Brito, Richard, Cardoso, Vitor and Pani, Paolo (2012), "Tidal effects around higher-dimensional black holes", PHYSICAL REVIEW D, 86, 2.
Abstract: In four-dimensional spacetime, moons around black holes generate
low-amplitude tides, and the energy extracted from the hole's rotation
is always smaller than the gravitational radiation lost to infinity.
Thus, moons orbiting a black hole inspiral and eventually merge.
However, it has been conjectured that in higher-dimensional spacetimes
orbiting bodies generate much stronger tides, which backreact by tidally
accelerating the body outward. This effect, analogous to the tidal
acceleration experienced by the Earth-Moon system, would determine the
evolution of the binary. Here, we put this conjecture to the test, by
studying matter coupled to a massless scalar field in orbit around a
singly spinning rotating black hole in higher dimensions.
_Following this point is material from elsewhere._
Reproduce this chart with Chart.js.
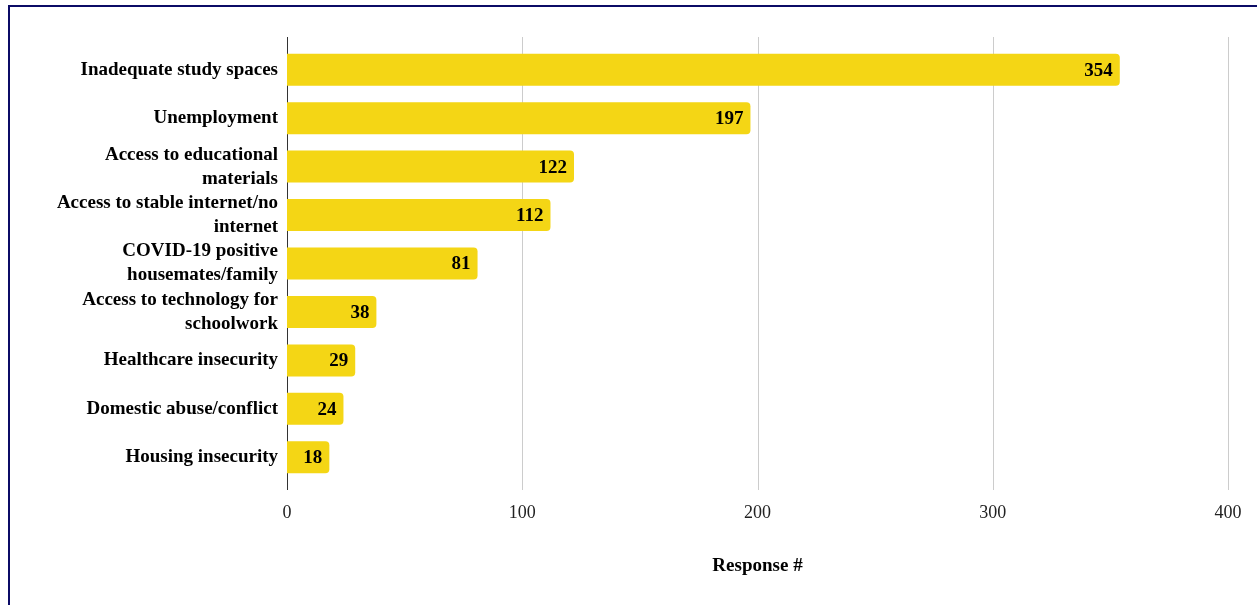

We show that
in dimensions larger than five the energy extracted from the black hole
through superradiance is larger than the energy carried out to infinity.
Our numerical results are in excellent agreement with analytic
approximations and lend strong support to the conjecture that tidal
acceleration is the rule, rather than the exception, in higher
dimensions. Superradiance dominates the energy budget and moons
``outspiral''; for some particular orbital frequency, the energy
extracted at the horizon equals the energy emitted to infinity and
``floating orbits'' generically occur. We give an interpretation of this
phenomenon in terms of the membrane paradigm and of tidal acceleration
due to energy dissipation across the horizon.